El proceso de deterioro comenzó más o menos en el 2016, en casi perfecta sincronía con lo que estaba ocurriendo en el resto del mundo. Para los grupos situados en los polos, puede haber sido un fenómeno largamente esperado, pero es un hecho que, en Chile como en otras partes, no ha significado primeramente una “agudización de las contradicciones”, sino sobre todo un alto grado de ingobernabilidad. En los parlamentos, la ausencia del centro es a lo menos igual de gravitante que la multiplicación de partidos: la mediación queda entregada, no a unos partidos moderados, sino más bien a partidos que funcionan como “vientres de alquiler” en favor de personas que quieren una vía rápida para ingresar al poder político.
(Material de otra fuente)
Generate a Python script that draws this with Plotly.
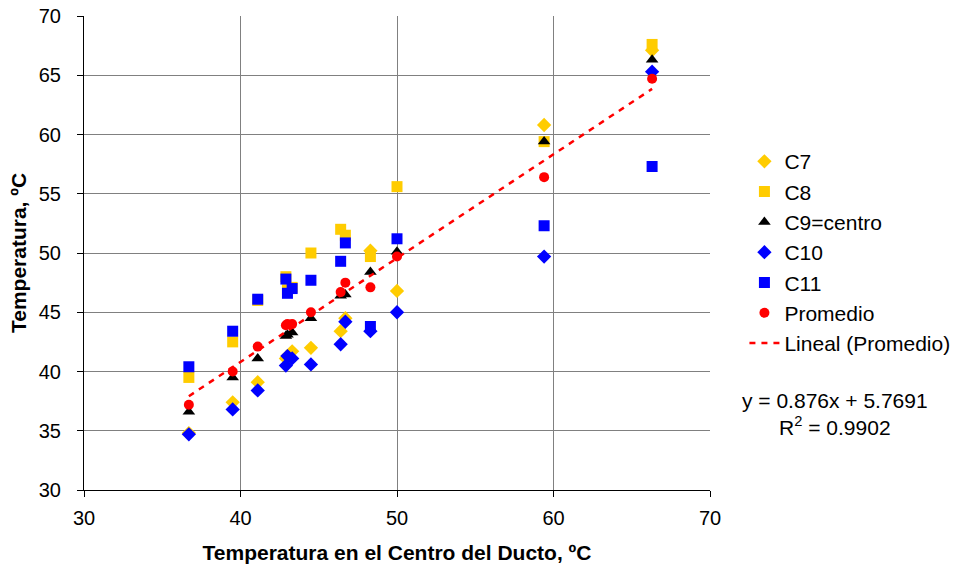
import plotly.graph_objects as go

# Data
x_duct = [36.7, 39.5, 41.1, 42.9, 43.0, 43.3, 44.5, 46.4, 46.7, 48.3, 50.0, 59.4, 66.3]
c7 = [34.8, 37.4, 39.1, 41.1, 41.3, 41.7, 42.0, 43.4, 44.5, 50.2, 46.8, 60.8, 67.1]
c8 = [39.5, 42.5, 46.0, 48.0, 46.9, 47.1, 50.0, 52.0, 51.5, 49.7, 55.6, 59.4, 67.6]
c9 = [36.6, 39.5, 41.1, 43.0, 43.1, 43.3, 44.5, 46.4, 46.5, 48.4, 50.1, 59.4, 66.3]
c10 = [34.7, 36.8, 38.4, 40.5, 41.3, 41.1, 40.6, 42.3, 44.2, 43.4, 45.0, 49.7, 65.3]
c11 = [40.4, 43.4, 46.1, 47.8, 46.6, 47.0, 47.7, 49.3, 50.85, 43.8, 51.2, 52.3, 57.3]
promedio = [37.2, 40.0, 42.1, 43.9, 44.0, 44.0, 45.0, 46.7, 47.5, 47.1, 49.7, 56.4, 64.7]

slope = 0.876
intercept = 5.7691
r2 = 0.9902

FONT = "Liberation Sans, Arial, sans-serif"
GOLD = "#FFCC00"
BLUE = "#0000FF"
RED = "#FF0000"

fig = go.Figure()

series = [
    ("C7", c7, "diamond", GOLD, 11),
    ("C8", c8, "square", GOLD, 11),
    ("C9=centro", c9, "triangle-up", "black", 11),
    ("C10", c10, "diamond", BLUE, 11),
    ("C11", c11, "square", BLUE, 11),
    ("Promedio", promedio, "circle", RED, 10),
]
for name, ys, sym, col, sz in series:
    fig.add_trace(go.Scatter(
        x=x_duct, y=ys, mode="markers", name=name,
        marker=dict(symbol=sym, color=col, size=sz, line=dict(width=0)),
    ))

xmin, xmax = min(x_duct), max(x_duct)
fig.add_trace(go.Scatter(
    x=[xmin, xmax], y=[slope * xmin + intercept, slope * xmax + intercept],
    mode="lines", name="Lineal (Promedio)",
    line=dict(color=RED, width=2.5, dash="6px,6px"),
))

axis_common = dict(
    showline=True, linecolor="black", linewidth=1,
    showgrid=True, gridcolor="#808080", gridwidth=1,
    ticks="outside", ticklen=6, tickcolor="black",
    tickfont=dict(family=FONT, size=20, color="black"),
    zeroline=False, automargin=False,
)

fig.update_layout(
    width=958, height=568,
    margin=dict(l=84, r=248, t=16, b=78, autoexpand=False),
    paper_bgcolor="white", plot_bgcolor="white",
    font=dict(family=FONT, size=21, color="black"),
    xaxis=dict(range=[30, 70], dtick=10, **axis_common,
               ticklabelstandoff=4,
               title=dict(text="<b>Temperatura en el Centro del Ducto, ºC</b>",
                          font=dict(family=FONT, size=21), standoff=17)),
    yaxis=dict(range=[30, 70], dtick=5, **axis_common,
               ticklabelstandoff=12,
               title=dict(text="<b>Temperatura, ºC</b>",
                          font=dict(family=FONT, size=21), standoff=6)),
    legend=dict(x=1.055, xanchor="left", y=0.736, yanchor="top",
                font=dict(family=FONT, size=21), bgcolor="rgba(0,0,0,0)",
                tracegroupgap=0, itemwidth=30),
    showlegend=True,
)

fig.add_annotation(
    xref="paper", yref="paper", x=1.2, y=0.16, xanchor="center", yanchor="middle",
    text=f"y = {slope}x + {intercept}<br>R<sup>2</sup> = {r2}",
    showarrow=False, align="center", font=dict(family=FONT, size=21, color="black"),
)

fig.write_html("out.html")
Dado que el fenómeno se repite en sociedades y latitudes muy diferentes, es difícil encontrarle explicaciones abstractas. La implosión del centro ha propiciado dictaduras de izquierda como la del matrimonio Ortega-Murillo en Nicaragua y dictaduras de derecha como la de Nayib Bukele en El Salvador, países, dicho sea de paso, separados sólo por un golfo. Mark Thompson, expresidente de The New York Times y nuevo CEO de CNN, ha sostenido que no se trata tanto de una pérdida de los votantes de centro (es decir, de los partidos), sino más bien de una polarización del lenguaje: un círculo de “promesas valientes seguidas de un deprimente desengaño”, que se retroalimenta en cada giro del ciclo electoral. Timothy Garton Ash atribuye la explosión de un “lenguaje extremista y ofensivo” a las redes digitales, con su combinación de aceleración e impunidad. Más sutilmente, Peter Sloterdijk ha escrito que “en verdad, las aberraciones morales y políticas empiezan casi siempre con descuidos lingüísticos”.

Muchos políticos son gentes simples o poco ilustradas para las cuales esta situación es la más cómoda. La facilidad con que se asumen las presunciones de superioridad moral o de mayoría social no es la enfermedad, sino el síntoma. Y las críticas que les caen no son sedantes, sino estimulantes. Hasta que se llega al gobierno.

¿Se puede salir de esta rueda infernal? Para este tipo de problemas están los dirigentes políticos. No siempre se encuentran: allí está Estados Unidos, otra vez girando en torno a Donald Trump. Esa es una de las definiciones de pesadilla: el eterno retorno. Anda a saber si el que quiebra el círculo sea el que cambia el lenguaje.